◆ Aim: Find the lines holding the string "chart" in the data, then copy all of them.

◆ Supplied information:
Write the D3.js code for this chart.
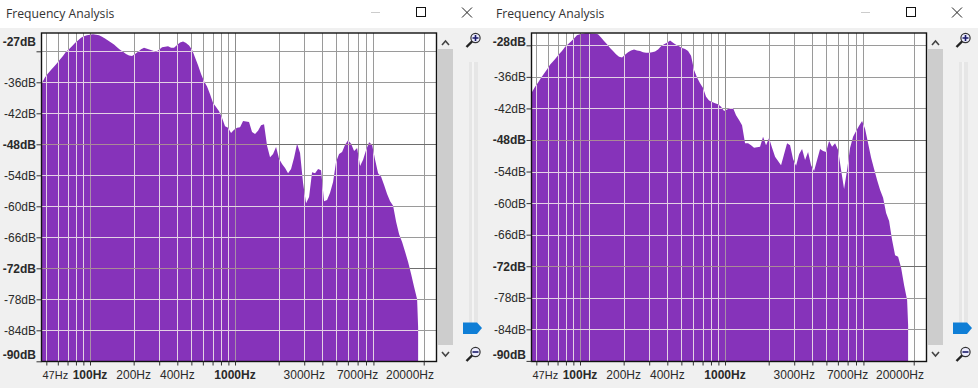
<!DOCTYPE html>
<html>
<head>
<meta charset="utf-8">
<script src="https://cdnjs.cloudflare.com/ajax/libs/d3/7.8.5/d3.min.js"></script>
<style>
  html, body { margin: 0; padding: 0; background: #f0f0f0; overflow: hidden; }
  svg { display: block; }
  text { font-family: "Liberation Sans", Arial, sans-serif; font-size: 12px; fill: #2a2a2a; }
  .title { font-family: "Open Sans", sans-serif; font-size: 12.2px; fill: #333; }
</style>
</head>
<body>
<div id="chart"></div>
<script>
// Spectrum envelope sampled at the same frequencies for both windows
const freqs = [46.7, 49, 51.3, 53.8, 56.4, 59.2, 62.1, 65.1, 68.3, 71.6, 75.1, 78.8, 82.6, 86.7, 90.9, 95.3,
  100, 104.9, 110, 115.4, 121, 126.9, 133.1, 139.6, 146.4, 153.6, 161.1, 168.9, 177.2, 185.8, 194.9,
  204.4, 214.4, 224.9, 235.8, 247.3, 259.4, 272.1, 285.3, 299.3, 313.9, 329.2, 345.3, 362.1, 379.8,
  398.3, 417.7, 438.1, 459.5, 481.9, 505.4, 530.1, 555.9, 583.1, 611.5, 641.3, 672.6, 705.4, 739.9,
  776, 813.8, 853.6, 895.2, 938.9, 984.7, 1033, 1083, 1136, 1191, 1249, 1310, 1374, 1441, 1512, 1585,
  1663, 1744, 1829, 1918, 2012, 2110, 2213, 2321, 2434, 2553, 2678, 2808, 2945, 3089, 3240, 3398,
  3564, 3738, 3920, 4111, 4312, 4522, 4743, 4975, 5217, 5472, 5739, 6019, 6313, 6621, 6944, 7283,
  7638, 8011, 8402, 8812, 9242, 9693, 10170, 10660, 11180, 11730, 12300, 12900, 13530, 14190, 14880,
  15610, 16370, 17170, 18010, 18300];

const leftDb = [-36.1, -35, -34.3, -33.6, -33, -32.3, -31.6, -30.9, -30.1, -29.6, -29, -28.4, -27.9, -27.4, -27.1, -26.9,
  -26.8, -26.7, -26.8, -26.9, -27.2, -27.5, -27.9, -28.3, -28.7, -29.2, -29.7, -30.1, -30.5, -30.8, -30.9,
  -30.5, -30.1, -29.6, -29.3, -29.5, -29.7, -29.9, -30.1, -29.7, -29.2, -29.1, -29, -29.3, -29.3,
  -28.8, -28.3, -28.1, -28.4, -28.9, -29.7, -31.2, -32.7, -34.4, -35.8, -36.8, -38.3, -40, -40.8,
  -41.6, -42.9, -44.5, -44.8, -45.8, -45.2, -44.8, -44.7, -43.5, -43.6, -43.7, -45.6, -46, -45.4, -44.3, -44.1,
  -48.3, -50.5, -49.9, -48.5, -50.8, -51.8, -52.6, -53.6, -52.8, -50.6, -47.9, -49.7, -55.5, -59.4, -58.2, -53.4,
  -53.6, -52.8, -53, -59, -58.8, -57.4, -55.3, -51.4, -49.9, -49.5, -48.1, -47.2, -47.9, -49.3, -48.7, -52.2,
  -51, -49.1, -47.6, -48.1, -51, -53.6, -54.3, -55.9, -57.6, -59, -59.9, -63, -65.4, -66.9, -68.8,
  -70.8, -73.1, -75.6, -78, -83.4];

const rightDb = [-38.9, -37.9, -37.1, -36.2, -35.4, -34.6, -33.7, -33.1, -32.4, -31.7, -31.1, -30.3, -29.8, -29.3, -28.7, -28.1,
  -27.9, -27.8, -27.7, -27.7, -27.8, -27.8, -27.9, -28.5, -29.2, -29.8, -30.5, -31.1, -31.7, -32.2, -32.3,
  -31.8, -31.3, -31, -30.8, -31, -31.1, -31.3, -31.4, -31.4, -31.3, -31.2, -30.8, -30.2, -29.8,
  -29.5, -29.1, -29.5, -29.9, -30.2, -30.5, -30.7, -31.1, -32, -34.7, -36.1, -37.2, -38.1, -39.8,
  -40.5, -40.8, -41, -41.2, -41.7, -42.5, -42.2, -41.9, -41.9, -43.3, -44.2, -45.2, -48.6, -48.6, -49, -49.5,
  -49.4, -49.3, -47.4, -49, -47.6, -49.5, -51.2, -52, -52.8, -50.7, -48.6, -49, -51.6, -52.9, -50.7, -49.7,
  -51.8, -50.3, -52.8, -53.9, -51.8, -49.7, -50.1, -50.3, -48.2, -49.3, -48.6, -49.9, -53.7, -57.3, -53.7, -49.5,
  -47.4, -46.3, -45.3, -44.4, -45.9, -48.6, -51.4, -53.5, -55.6, -57.5, -59, -61.9, -63.4, -67, -69.9,
  -70.2, -72.3, -75.6, -78.4, -83.2];

const gridHz = [50, 60, 70, 80, 90, 100, 200, 300, 400, 500, 600, 700, 800, 900, 1000,
  2000, 3000, 4000, 5000, 6000, 7000, 8000, 9000, 20000];
const majorHz = [100, 1000];
const hzLabels = [47, 100, 200, 400, 1000, 3000, 7000, 20000];
const gridDb = [-30, -36, -42, -48, -54, -60, -66, -72, -78, -84];
const majorDb = [-48, -72];
const dbLabelsCommon = [-36, -42, -48, -54, -60, -66, -72, -78, -84, -90];
const boldDb = [-48, -72, -90];

const W = 978, H = 388, panelW = 490;
const plot = { left: 41.5, right: 436.5, top: 33, bottom: 361.5 };
const purple = '#8633ba';

const svg = d3.select('#chart').append('svg').attr('width', W).attr('height', H);

function drawWindow(id, offset, dbValues, topDb, yTop, yBottom, topLabel, extraHz) {
  const g = svg.append('g').attr('transform', `translate(${offset},0)`);

  const x = d3.scaleLog().domain([46.3, 24500]).range([plot.left, plot.right]);
  const y = d3.scaleLinear().domain(topDb).range([yTop, yBottom]);
  const px = v => Math.round(v) + 0.5;

  // title bar
  g.append('rect').attr('width', panelW).attr('height', 28).attr('fill', '#fff');
  g.append('text').attr('class', 'title').attr('x', 6).attr('y', 18).text('Frequency Analysis');
  g.append('line').attr('x1', 371).attr('x2', 380).attr('y1', 12.5).attr('y2', 12.5).attr('stroke', '#ccc');
  g.append('rect').attr('x', 416.5).attr('y', 7.5).attr('width', 9).attr('height', 9).attr('fill', 'none').attr('stroke', '#111');
  g.append('path').attr('d', 'M462,7.5L472,17.5M472,7.5L462,17.5').attr('stroke', '#222').attr('fill', 'none');

  // plot background + gray grid
  g.append('rect').attr('x', plot.left).attr('y', plot.top)
    .attr('width', plot.right - plot.left).attr('height', plot.bottom - plot.top).attr('fill', '#fff');

  const allHz = extraHz ? gridHz.concat(extraHz) : gridHz;
  const drawGrid = (parent, vColor, hColor, vMajor, hMajor) => {
    parent.selectAll('line.v').data(allHz).enter().append('line').attr('class', 'v')
      .attr('x1', d => px(x(d))).attr('x2', d => px(x(d)))
      .attr('y1', plot.top).attr('y2', plot.bottom)
      .attr('stroke', d => majorHz.includes(d) ? vMajor : vColor);
    parent.selectAll('line.h').data(gridDb).enter().append('line').attr('class', 'h')
      .attr('x1', plot.left).attr('x2', plot.right)
      .attr('y1', d => px(y(d))).attr('y2', d => px(y(d)))
      .attr('stroke', d => majorDb.includes(d) ? hMajor : hColor);
  };
  drawGrid(g.append('g'), '#9a9a9a', '#9a9a9a', '#8c8c8c', '#6e6e6e');

  // spectrum
  const rows = freqs.map((f, i) => ({ f, db: dbValues[i] }));
  const area = d3.area().x(d => x(d.f)).y0(plot.bottom).y1(d => y(d.db));
  const full = [{ f: 46.3, db: dbValues[0] }].concat(rows);
  const pathD = area(full);
  g.append('path').attr('d', pathD).attr('fill', purple);

  // light grid only where it crosses the purple fill
  g.append('clipPath').attr('id', id).append('path').attr('d', pathD);
  drawGrid(g.append('g').attr('clip-path', `url(#${id})`), '#e4d2e4', '#e4d2e4', '#a98fa8', '#aa8a96');

  // frame and axes
  g.append('rect').attr('x', plot.left).attr('y', plot.top)
    .attr('width', plot.right - plot.left).attr('height', plot.bottom - plot.top)
    .attr('fill', 'none').attr('stroke', '#111').attr('stroke-width', 1.4);

  const xAxis = d3.axisBottom(x).tickValues(gridHz).tickSize(4).tickFormat('');
  g.append('g').attr('transform', `translate(0,${plot.bottom})`).call(xAxis)
    .call(a => a.select('.domain').remove())
    .selectAll('line').attr('stroke', '#333');
  const yAxis = d3.axisLeft(y).tickValues(gridDb.concat([-90])).tickSize(5).tickFormat('');
  g.append('g').attr('transform', `translate(${plot.left},0)`).call(yAxis)
    .call(a => a.select('.domain').remove())
    .selectAll('line').attr('stroke', '#333');

  // frequency labels, kept inside the plot width
  g.selectAll('text.hz').data(hzLabels).enter().append('text').attr('class', 'hz')
    .attr('y', 379)
    .attr('text-anchor', 'middle')
    .style('font-weight', d => majorHz.includes(d) ? 'bold' : null)
    .style('font-size', d => d === hzLabels[0] ? '11px' : null)
    .text(d => d + 'Hz')
    .attr('x', function (d) {
      const w = this.getComputedTextLength();
      return Math.min(Math.max(x(d), plot.left + 1 + w / 2), plot.right - 2.5 - w / 2);
    });

  // level labels, first and last pushed inward like the Audacity ruler
  const dbLabels = [topLabel].concat(dbLabelsCommon);
  g.selectAll('text.db').data(dbLabels).enter().append('text').attr('class', 'db')
    .attr('x', 36).attr('text-anchor', 'end')
    .attr('y', d => Math.max(41, Math.min(354, y(d))) + 4.5)
    .style('font-weight', d => (d === topLabel || boldDb.includes(d)) ? 'bold' : null)
    .text(d => d + 'dB');

  // scrollbar
  g.append('rect').attr('x', 438).attr('y', 49).attr('width', 15).attr('height', 296).attr('fill', '#cdcdcd');
  g.append('path').attr('d', 'M442,45L445.5,41L449,45').attr('fill', 'none').attr('stroke', '#444').attr('stroke-width', 1.6);
  g.append('path').attr('d', 'M442,352L445.5,356L449,352').attr('fill', 'none').attr('stroke', '#444').attr('stroke-width', 1.6);

  // zoom slider
  g.append('rect').attr('x', 469).attr('y', 62).attr('width', 9).attr('height', 262).attr('fill', '#e6e6e6');
  g.append('rect').attr('x', 472).attr('y', 62).attr('width', 2).attr('height', 262).attr('fill', '#f4f4f4');
  g.append('path').attr('d', 'M463,322.5H477L482,328L477,334H463Z').attr('fill', '#0f7ed6');

  const magnifier = (cy, plus) => {
    const m = g.append('g').attr('transform', `translate(475.5,${cy})`);
    m.append('line').attr('x1', -3).attr('y1', 3).attr('x2', -9).attr('y2', 9)
      .attr('stroke', '#222').attr('stroke-width', 2.4);
    m.append('circle').attr('r', 4.6).attr('fill', '#eef').attr('stroke', '#333').attr('stroke-width', 1.2);
    m.append('path').attr('d', plus ? 'M-3,0H3M0,-3V3' : 'M-3,0H3').attr('stroke', '#1a1a6a').attr('stroke-width', 1.6);
  };
  magnifier(38, true);
  magnifier(352, false);
}

drawWindow('clipLeft', 0, leftDb, [-30, -90], 51.3, 361.3, -27, null);
drawWindow('clipRight', 490, rightDb, [-30, -90], 45.3, 360.9, -28, [116]);
</script>
</body>
</html>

◆ Full output:
Write the D3.js code for this chart.
<div id="chart"></div>
const svg = d3.select('#chart').append('svg').attr('width', W).attr('height', H);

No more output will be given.